26 feb 2012

Dios quiera que llueva en la ranchería


Por John Acosta

El sol parecía un gran bombillo intermitente que pendía de la mitad del cielo. Una nube gigante y oscura surcó el espacio aéreo, tapó de nuevo, por unos cuantos segundos, los rayos solares y desapareció después en el horizonte lejano. Luego, pasó otra y otra: ninguna se detenía. Sin embargo, la amenaza de un aguacero permanecía latente. En el tercer hilo del alambre de púa que cercaba aquel pedazo de tierra desértico, un pajarito inquieto, llamado "Sangre e Toro" por su color rojo, cantaba con insistencia. Una lagartija se arrastró con soltura sobre la arena reseca. Hacía calor. En realidad, cada nubarrón que pasaba mitigaba un poco el bochorno de las dos de la tarde.

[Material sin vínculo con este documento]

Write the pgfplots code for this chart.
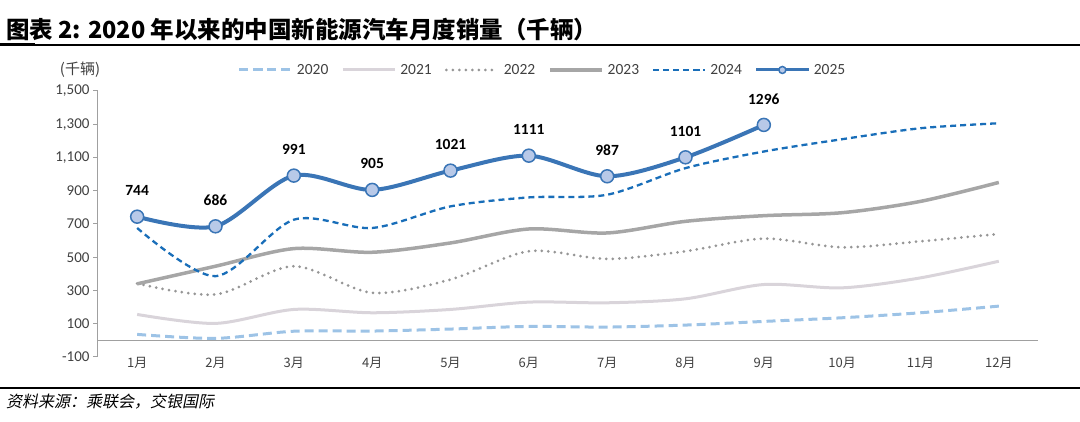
\documentclass[border=0pt]{standalone}
\usepackage{pgfplots}
\pgfplotsset{compat=1.18}
\usepackage{fontspec}
\setmainfont{Carlito}
\newfontfamily\cjk{Noto Sans CJK SC}
\newfontfamily\cjksl[FakeSlant=0.2]{Noto Sans CJK SC}
\definecolor{c20}{RGB}{157,195,230}
\definecolor{c21}{RGB}{217,212,218}
\definecolor{c22}{RGB}{150,150,150}
\definecolor{c23}{RGB}{166,166,166}
\definecolor{c24}{RGB}{25,110,185}
\definecolor{c25}{RGB}{58,117,182}
\definecolor{c25f}{RGB}{184,201,232}
\definecolor{axg}{RGB}{160,160,160}
\definecolor{txt}{RGB}{64,64,64}
\begin{document}
\begin{tikzpicture}
\path[use as bounding box] (0pt,0pt) rectangle (1080pt,422pt);
\node[anchor=west, inner sep=0, font=\cjk\bfseries\fontsize{23.5}{27}\selectfont] at (6pt,392pt) {图表 2: 2020 年以来的中国新能源汽车月度销量（千辆）};
\draw[line width=1.5pt] (0pt,377pt) -- (1080pt,377pt);
\draw[line width=3pt] (0pt,377.5pt) -- (35pt,377.5pt);
\node[anchor=center, inner sep=0, text=txt, font=\cjk\fontsize{15}{17}\selectfont] at (80pt,352pt) {(千辆)};
\begin{axis}[
  at={(98pt,65pt)}, anchor=south west, scale only axis,
  width=940pt, height=266pt,
  xmin=-0.5, xmax=11.5, ymin=-100, ymax=1500,
  axis x line*=middle, axis y line*=left,
  axis line style={axg, line width=1pt},
  xtick={0,...,11},
  xticklabels={1月,2月,3月,4月,5月,6月,7月,8月,9月,10月,11月,12月},
  xticklabel style={font=\cjk\fontsize{13}{15}\selectfont, text=txt, yshift=-8pt},
  x tick style={draw=none},
  extra x ticks={-0.5,0.5,...,11.5},
  extra x tick labels={},
  extra x tick style={major tick length=5pt, tick align=outside, tick style={draw=axg, line width=1pt}},
  ytick={-100,100,...,1500},
  yticklabels={-100,100,300,500,700,900,{1,100},{1,300},{1,500}},
  yticklabel style={font=\fontsize{15}{17}\selectfont, text=txt},
  y tick style={draw=axg, line width=1pt},
  tick align=outside, major tick length=5pt,
  clip=false,
  legend style={at={(0.473,1.079)}, anchor=center, draw=none, fill=none,
    font=\fontsize{15.5}{17}\selectfont, text=txt,
    legend columns=-1,
    /tikz/every odd column/.append style={column sep=2pt},
    /tikz/every even column/.append style={column sep=11pt}},
  legend image code/.code={\draw[mark repeat=2, mark phase=2, #1] plot coordinates {(0pt,0pt) (26pt,0pt) (52pt,0pt)};},
]
\addplot[c20, line width=3pt, dash pattern=on 9pt off 5pt, smooth] coordinates {
 (0,36) (1,12) (2,55) (3,56) (4,68) (5,84) (6,80) (7,92) (8,114) (9,136) (10,166) (11,206)};
\addlegendentry{2020}
\addplot[c21, line width=3pt, smooth] coordinates {
 (0,156) (1,102) (2,186) (3,166) (4,186) (5,230) (6,226) (7,250) (8,336) (9,316) (10,376) (11,476)};
\addlegendentry{2021}
\addplot[c22, line width=3pt, line cap=round, dash pattern=on 0pt off 6.5pt, smooth] coordinates {
 (0,342) (1,276) (2,446) (3,286) (4,366) (5,536) (6,490) (7,536) (8,612) (9,560) (10,596) (11,640)};
\addlegendentry{2022}
\addplot[c23, line width=3.5pt, smooth] coordinates {
 (0,340) (1,446) (2,552) (3,530) (4,586) (5,670) (6,646) (7,716) (8,750) (9,768) (10,836) (11,950)};
\addlegendentry{2023}
\addplot[c24, line width=2.3pt, dash pattern=on 6pt off 4pt, smooth] coordinates {
 (0,676) (1,386) (2,726) (3,676) (4,806) (5,860) (6,876) (7,1036) (8,1136) (9,1210) (10,1276) (11,1306)};
\addlegendentry{2024}
\addplot[c25, line width=4pt, smooth, mark=*, mark size=6.5pt,
  mark options={fill=c25f, draw=c25, line width=1.5pt},
  legend image post style={mark size=3.5pt, line width=3pt}] coordinates {
 (0,744) (1,686) (2,991) (3,905) (4,1021) (5,1111) (6,987) (7,1101) (8,1296)};
\addlegendentry{2025}
\addplot[draw=none, forget plot, point meta=explicit symbolic,
  nodes near coords, every node near coord/.append style={anchor=center, inner sep=0, yshift=26pt, font=\bfseries\fontsize{15.5}{17}\selectfont, text=black}] coordinates {
 (0,744)[744] (1,686)[686] (2,991)[991] (3,905)[905] (4,1021)[1021] (5,1111)[1111] (6,987)[987] (7,1101)[1101] (8,1296)[1296]};
\end{axis}
\draw[line width=1.5pt] (0pt,34pt) -- (1080pt,34pt);
\node[anchor=west, inner sep=0, font=\cjksl\fontsize{16}{18}\selectfont] at (6pt,20pt) {资料来源：乘联会，交银国际};
\end{tikzpicture}
\end{document}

Más allá, debajo de la pequeña enramada del vivero, Francisco Ipuana inspeccionaba los alrededores de la granja con su mirada de preocupación. Hacía muchos días que no llovía y, aunque siempre regaban los sembrados, la tierra necesitaba con urgencia el agua de lluvia. Afuera, una anciana indígena lavaba unos trapitos al lado de la alberca que les construyó alguna fundación de beneficencia. Quizás eran sus nietos, pero niños en todo caso, los que disfrutaban con el baño. La inocencia de sus escasos cinco u ocho años no les permitía imaginarse siquiera lo valiosa que era para sus padres la escasa agua que lograba succionar el molino de viento en la aridez del suelo.